Release Date(s)1989 (September 5, 2018)
Studio(s)Meaningful Eye Contact Films (Umbrella Entertainment)
- Film/Program Grade: A-
- Video Grade: A-
- Audio Grade: B+
- Extras Grade: B+
Six years before director Alex Proyas would hit the mainstream with The Crow, and four years after that with Dark City, he cut his feature-length teeth on the DIY Australian production Spirits of the Air, Gremlins of the Clouds, a film that scarcely made it out of its home country, having never been officially released in the U.S. either theatrically or on home video.
The story of Spirits takes place in a post-apocalyptic world, where all modes of transportation are either defunct or forgotten. In this world, Felix (Michael Lake) and his eccentric sister Betty (Rhys Davis) live a solitary life in the desert. One day they find an enigmatic figure named Smith (Norman Boyd) on their doorstep. Seemingly on the run, specifically from three mysterious cloaked figures, Felix insists that Smith stay with them. However, it’s against Betty’s wishes as she believes Smith to be a demon, and is intent on getting rid of him one way or another. Felix begins sharing with Smith his plans for a flying machine, which he believes one day will carry him and his sister out of the desert and away from their isolated existence. Smith reluctantly agrees to help build this machine, but time is running out as Smith’s captors are hot on his trail.

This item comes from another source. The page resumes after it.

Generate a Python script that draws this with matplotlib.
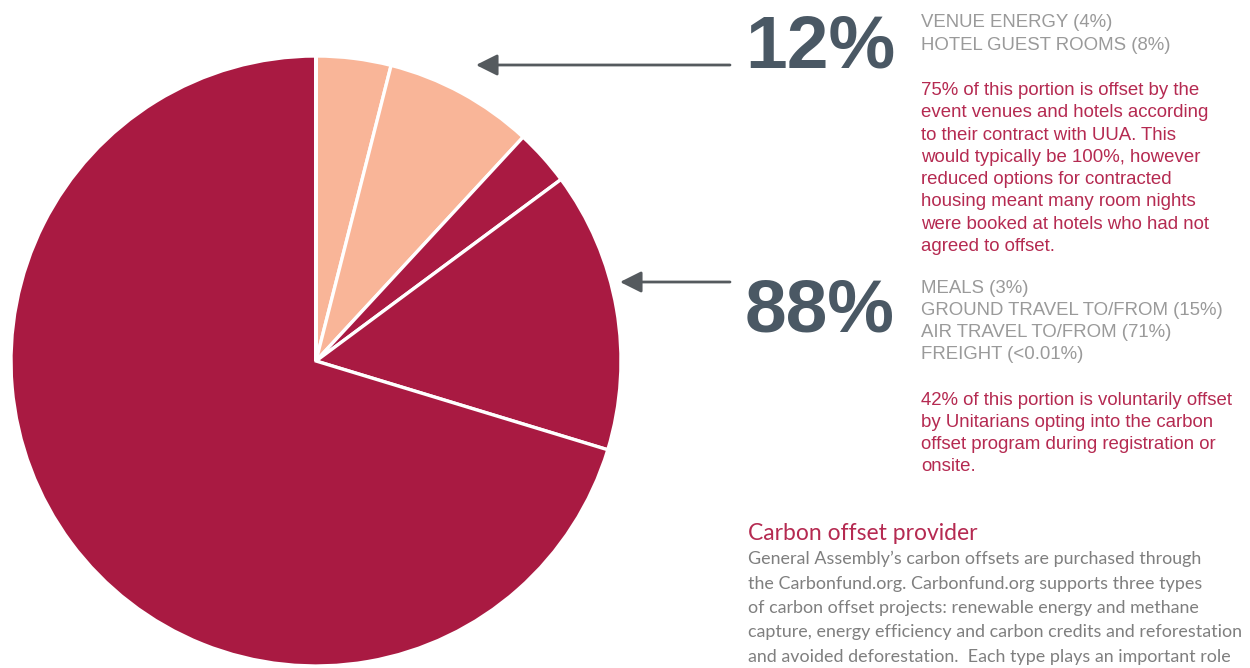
import matplotlib
matplotlib.use("Agg")
import matplotlib.pyplot as plt

# ---- data ----
categories = ["Venue energy", "Hotel guest rooms", "Meals", "Ground travel to/from",
              "Air travel to/from", "Freight"]
shares = [4, 8, 3, 15, 71, 0.01]
groups = ["offset", "offset", "travel", "travel", "travel", "travel"]
group_totals = ["12%", "88%"]
top_labels = ["VENUE ENERGY (4%)", "HOTEL GUEST ROOMS (8%)"]
bottom_labels = ["MEALS (3%)", "GROUND TRAVEL TO/FROM (15%)", "AIR TRAVEL TO/FROM (71%)",
                 "FREIGHT (<0.01%)"]
top_note = ["75% of this portion is offset by the",
            "event venues and hotels according",
            "to their contract with UUA. This",
            "would typically be 100%, however",
            "reduced options for contracted",
            "housing meant many room nights",
            "were booked at hotels who had not",
            "agreed to offset."]
bottom_note = ["42% of this portion is voluntarily offset",
               "by Unitarians opting into the carbon",
               "offset program during registration or",
               "onsite."]
provider_title = "Carbon offset provider"
provider_body = ["General Assembly\u2019s carbon offsets are purchased through",
                 "the Carbonfund.org. Carbonfund.org supports three types",
                 "of carbon offset projects: renewable energy and methane",
                 "capture, energy efficiency and carbon credits and reforestation",
                 "and avoided deforestation.  Each type plays an important role"]

SALMON = "#F9B598"
CRIMSON = "#A91A42"
BIG = "#4A5864"
GRAY = "#9A9A9A"
RED = "#B52A51"
BODY = "#7F7F7F"
ARROW = "#555A5E"

W, H = 1250, 668
fig = plt.figure(figsize=(W / 100, H / 100), dpi=100)
ax = fig.add_axes([0, 0, 1, 1])
ax.set_xlim(0, W)
ax.set_ylim(0, H)
ax.set_aspect("equal")
ax.axis("off")

def Y(py):
    return H - py

colors = [SALMON if g == "offset" else CRIMSON for g in groups]
ax.pie(shares, colors=colors, startangle=90, counterclock=False,
       center=(316, Y(361)), radius=305, frame=True,
       wedgeprops=dict(edgecolor="white", linewidth=2.4))
ax.set_xlim(0, W)
ax.set_ylim(0, H)
ax.axis("off")

# arrows
for (x0, x1, py) in [(730, 476, 65), (730, 620, 282)]:
    ax.annotate("", xy=(x1, Y(py)), xytext=(x0, Y(py)),
                arrowprops=dict(arrowstyle="-|>,head_length=1.3,head_width=0.65",
                                color=ARROW, lw=2, shrinkA=0, shrinkB=0))

sans = ["Liberation Sans", "DejaVu Sans"]
ax.text(745, Y(68), group_totals[0], fontsize=54, fontweight="bold", color=BIG,
        family=sans, va="baseline", ha="left")
ax.text(745, Y(331), group_totals[1], fontsize=54, fontweight="bold", color=BIG,
        family=sans, va="baseline", ha="left")

def lines(txts, x, y0, dy, color, size, fam):
    for i, t in enumerate(txts):
        ax.text(x, Y(y0 + i * dy), t, fontsize=size, color=color, family=fam,
                va="baseline", ha="left")

lines(top_labels, 921, 27, 22.5, GRAY, 13.4, sans)
lines(top_note, 921, 95, 22.3, RED, 13.4, sans)
lines(bottom_labels, 921, 293, 22, GRAY, 13.4, sans)
lines(bottom_note, 921, 405, 22, RED, 13.4, sans)

lato = ["Lato", "DejaVu Sans"]
ax.text(748, Y(540), provider_title, fontsize=16.5, color=RED, family=lato,
        va="baseline", ha="left")
lines(provider_body, 748, 564, 24.5, BODY, 12.9, lato)

fig.savefig("out.png", dpi=100)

Spirits is a Gilliam-esque piece that immediately reminds one of films like Brazil and Time Bandits. Along with the many music videos and TV commercials that Alex Proyas did in the 1980s, the film was basically his calling card for bigger things. However, Spirits is an attention-grabber all on its own. Besides the extraordinary visuals, there’s also the three characters, all of whom are totally absorbing, particularly Betty who would rather sit in a chair in a barren wasteland and play a large, standing, bass-type instrument than deal with change. Felix we’re never quite sure about, and the relationship between he and his sister lets us know right away that one or both of these characters may be off their rocker, and that Smith may be in danger.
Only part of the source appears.